From The Editor: Paul Kariya Retires

Paul Kariya Retires

ARTHUR:
In The Tenth Inning, Ken Burns' recent addendum to his Baseball documentary, a sportswriter compares his relationship with the lovable-loser Red Sox to the relationship he shares with his kids. At the end of the day, they won't love him and respect him for the awards he won and the accolades he amassed, but just for the time they spent with him, the moments that make up that relationship, both fulfilling and disappointing.

And that is the relationship we all share with a bad team, sometimes a bad franchise. We mark time through them, but not in a negative way-- not unless we insist upon it.

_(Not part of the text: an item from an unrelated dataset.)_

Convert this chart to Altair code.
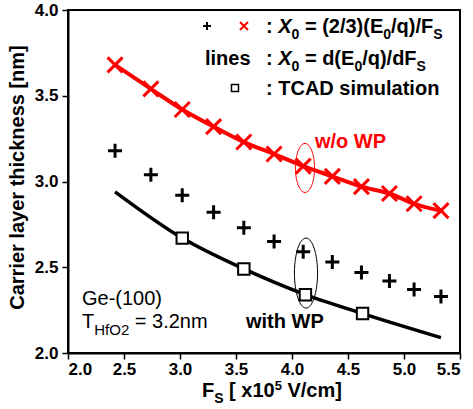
import altair as alt
import pandas as pd

# ---------------- data ----------------
fs_points = [2.42, 2.74, 3.02, 3.30, 3.57, 3.84, 4.10, 4.36, 4.62, 4.87, 5.09, 5.33]
x0_wo_wp = [3.68, 3.54, 3.42, 3.32, 3.23, 3.16, 3.09, 3.03, 2.97, 2.93, 2.87, 2.83]
x0_with_wp = [3.18, 3.04, 2.92, 2.82, 2.73, 2.65, 2.59, 2.53, 2.47, 2.42, 2.37, 2.33]
tcad_fs = [3.02, 3.57, 4.12, 4.63]
tcad_x0 = [2.67, 2.49, 2.34, 2.23]
deriv_fs = [2.42, 3.02, 3.57, 4.12, 4.63, 5.33]
deriv_x0 = [2.94, 2.67, 2.49, 2.34, 2.23, 2.09]
x_ticks = [2.0, 2.5, 3.0, 3.5, 4.0, 4.5, 5.0, 5.5]
y_ticks = [2.0, 2.5, 3.0, 3.5, 4.0]

XMIN, XMAX, YMIN, YMAX = 2.0, 5.5, 2.0, 4.0
W, H = 392, 343
PXX = W / (XMAX - XMIN)
PXY = H / (YMAX - YMIN)
FONT = "Liberation Sans"

# Arial / Liberation Sans advance widths (1/1000 em)
BOLD = {' ': 278, ':': 333, '=': 584, '(': 333, ')': 333, '/': 278, '0': 556, '1': 556,
        '2': 556, '3': 556, '5': 556, '.': 278, 'E': 667, 'q': 611, 'F': 611, 'S': 667,
        'X': 667, 'd': 611, '[': 333, ']': 333, 'x': 556, 'V': 667, 'c': 556, 'm': 889,
        'l': 278, 'i': 278, 'n': 611, 'e': 556, 's': 556, 'T': 611, 'C': 722, 'A': 722,
        'D': 722, 'u': 611, 'a': 556, 't': 333, 'o': 611}
REG = {' ': 278, 'T': 611, 'H': 722, 'f': 278, 'O': 778, '2': 556, '=': 584, '3': 556,
       '.': 278, 'n': 556, 'm': 833}


def width(s, size, style):
    tab = REG if style == 'r' else BOLD
    return sum(tab.get(c, 556) for c in s) / 1000.0 * size


def segments(x0, y0, parts):
    """parts: (text, style, fontsize, dy_px, color); laid out left to right.
    Leading spaces are turned into an offset (SVG collapses them)."""
    rows = []
    x = x0
    for text, style, fs, dy, color in parts:
        lead = len(text) - len(text.lstrip(' '))
        x += width(' ' * lead, fs, style) / PXX
        body = text.lstrip(' ')
        rows.append(dict(x=x, y=y0 - dy / PXY, text=body, size=fs, color=color, style=style))
        x += width(body, fs, style) / PXX
    return rows


K, R = "black", "red"
rows = []
# legend line 1
rows += segments(3.768, 3.866, [(":", 'b', 20, 0, K), (" X", 'bi', 20, 0, K), ("0", 'b', 14, 6, K),
                                (" = (2/3)(E", 'b', 20, 0, K), ("0", 'b', 14, 6, K),
                                ("/q)/F", 'b', 20, 0, K), ("S", 'b', 14, 6, K)])
# legend line 2
rows += segments(3.223, 3.679, [("lines", 'b', 20, 0, K)])
rows += segments(3.768, 3.679, [(":", 'b', 20, 0, K), (" X", 'bi', 20, 0, K), ("0", 'b', 14, 6, K),
                                (" = d(E", 'b', 20, 0, K), ("0", 'b', 14, 6, K),
                                ("/q)/dF", 'b', 20, 0, K), ("S", 'b', 14, 6, K)])
# legend line 3
rows += segments(3.768, 3.504, [(": TCAD simulation", 'b', 20, 0, K)])
# curve labels
rows += segments(4.205, 3.195, [("w/o WP", 'b', 20, 0, R)])
rows += segments(3.589, 2.146, [("with WP", 'b', 20, 0, K)])
# sample description
rows += segments(2.125, 2.280, [("Ge-(100)", 'r', 20, 0, K)])
rows += segments(2.125, 2.146, [("T", 'r', 20, 0, K), ("HfO2", 'r', 15, 7, K), (" = 3.2nm", 'r', 20, 0, K)])
# x-axis title
rows += segments(3.196, 1.743, [("F", 'b', 20, 0, K), ("S", 'b', 14, 6, K), (" [ x10", 'b', 20, 0, K),
                                ("5", 'b', 13, -7, K), (" V/cm]", 'b', 20, 0, K)])
texts = pd.DataFrame(rows)

xs = alt.Scale(domain=[XMIN, XMAX], nice=False, zero=False)
ys = alt.Scale(domain=[YMIN, YMAX], nice=False, zero=False)
x_axis = alt.Axis(values=x_ticks, format=".1f", title=None, labelPadding=2)
y_axis = alt.Axis(values=y_ticks, format=".1f", title="Carrier layer thickness [nm]",
                  labelPadding=4, titleFont=FONT, titleFontSize=20, titleFontWeight="bold",
                  titleAngle=270, titleX=-45, titleY=167, titleAlign="center",
                  titleBaseline="alphabetic", titleColor="black")


def X():
    return alt.X("x:Q", scale=xs, axis=x_axis)


def Y():
    return alt.Y("y:Q", scale=ys, axis=y_axis)


red_df = pd.DataFrame({"x": fs_points, "y": x0_wo_wp})
plus_df = pd.DataFrame({"x": fs_points, "y": x0_with_wp})
tcad_df = pd.DataFrame({"x": tcad_fs, "y": tcad_x0})
deriv_df = pd.DataFrame({"x": deriv_fs, "y": deriv_x0})

PLUS = "M -1 0 L 1 0 M 0 -1 L 0 1"
CROSS = "M -1 -1 L 1 1 M -1 1 L 1 -1"

red_line = alt.Chart(red_df).mark_line(color="red", strokeWidth=4, interpolate="monotone").encode(x=X(), y=Y())
black_line = alt.Chart(deriv_df).mark_line(color="black", strokeWidth=3.5, interpolate="monotone").encode(x=X(), y=Y())
red_x = alt.Chart(red_df).mark_point(shape=CROSS, size=225, color="red", strokeWidth=3, opacity=1).encode(x=X(), y=Y())
plus = alt.Chart(plus_df).mark_point(shape=PLUS, size=196, color="black", strokeWidth=3, opacity=1).encode(x=X(), y=Y())
squares = alt.Chart(tcad_df).mark_point(shape="square", size=130, filled=True, fill="white", stroke="black",
                                        strokeWidth=2, opacity=1).encode(x=X(), y=Y())

# ellipses highlighting the 4.1 points
ell_red = alt.Chart(pd.DataFrame({"x": [4.116], "y": [3.079]})).mark_point(
    shape="M -0.39 0 A 0.39 1 0 1 0 0.39 0 A 0.39 1 0 1 0 -0.39 0 Z", size=2401, filled=False,
    color="red", strokeWidth=1, opacity=1).encode(x=X(), y=Y())
ell_black = alt.Chart(pd.DataFrame({"x": [4.125], "y": [2.466]})).mark_point(
    shape="M -0.33 0 A 0.33 1 0 1 0 0.33 0 A 0.33 1 0 1 0 -0.33 0 Z", size=4900, filled=False,
    color="black", strokeWidth=1, opacity=1).encode(x=X(), y=Y())

# legend symbols
leg_plus = alt.Chart(pd.DataFrame({"x": [3.241], "y": [3.907]})).mark_point(
    shape=PLUS, size=64, color="black", strokeWidth=2, opacity=1).encode(x=X(), y=Y())
leg_x = alt.Chart(pd.DataFrame({"x": [3.571], "y": [3.907]})).mark_point(
    shape=CROSS, size=64, color="red", strokeWidth=2, opacity=1).encode(x=X(), y=Y())
leg_sq = alt.Chart(pd.DataFrame({"x": [3.491], "y": [3.545]})).mark_point(
    shape="square", size=49, filled=True, fill="white", stroke="black", strokeWidth=1.5,
    opacity=1).encode(x=X(), y=Y())


def text_layer(style, weight, fstyle):
    return alt.Chart(texts[texts["style"] == style]).mark_text(
        font=FONT, fontWeight=weight, fontStyle=fstyle, align="left", baseline="alphabetic"
    ).encode(x=X(), y=Y(), text="text:N",
             size=alt.Size("size:Q", scale=None),
             color=alt.Color("color:N", scale=None))


t_b = text_layer('b', "bold", "normal")
t_bi = text_layer('bi', "bold", "italic")
t_r = text_layer('r', "normal", "normal")

chart = alt.layer(
    red_line, black_line, ell_red, ell_black, red_x, plus, squares,
    leg_plus, leg_x, leg_sq, t_b, t_bi, t_r
).properties(
    width=W, height=H,
    autosize=alt.AutoSizeParams(type="none"),
    padding={"left": 68, "top": 10, "right": 13, "bottom": 56},
    background="white",
).configure_view(
    stroke="black", strokeWidth=2
).configure_axis(
    grid=False, domainColor="black", domainWidth=2, tickColor="black", tickWidth=1.5,
    tickSize=6, labelFont=FONT, labelFontSize=17, labelFontWeight="bold", labelColor="black"
)

chart.save("out.html", embed_options={"renderer": "svg", "actions": False})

Through seemingly interminable seasons of so-so Ducks teams, many fans marked time through Paul Kariya. The Kariya-Selanne show was reason, in and of itself, to show up at the Pond. You just never knew what they were going to do, but you knew you were going to see some s*** you've never seen before. The Dynamic Duo made the seasons worthwhile, as the team built (and sometimes rebuilt) toward the playoffs.

My own time as a fan is easily marked through Paul Kariya. When I first started watching hockey, he was the main event of the NCAA ranks. I still have not seen a better college player. Through the Dead Puck era, he and Selanne gave me a reason not to do homework in high school. In college, when the Ducks made their run to the Stanley Cup Finals, I called in sick to one of my three jobs to sit in front of the television. After the latest Lockout, when the rules would supposedly bring offense back to the ice, Kariya found 85 points (in Nashville, of all places), and got me to turn hockey back on, despite a rather busy first year in law school.

For any sports fan, there is some player career hero or team that marks the times of their life; Kariya just happens to be mine. Paul Kariya's battles with concussions, through a series of independently reprehensible incidents, became the story of his career. Still, it's not without some shock that I approach the announcement of his retirement. Perhaps, in Doc Emrick's call: Off the floor, on the board, Paul Kariya!!!, I began to wonder if headshots had any effect on number 9. You could apparently damage his brain quite severely, but the part that knew how to play hockey would continue unharmed.

A Gretzky fan once told me that he had a hard time accepting Gretzky in a suit, if only because it reminded him of his age, the fact that he no longer lived in a time when he could turn on a television and see The Great One swinging a hockey stick. I have no idea how that guy marks time now; I'm tempted to call him and ask.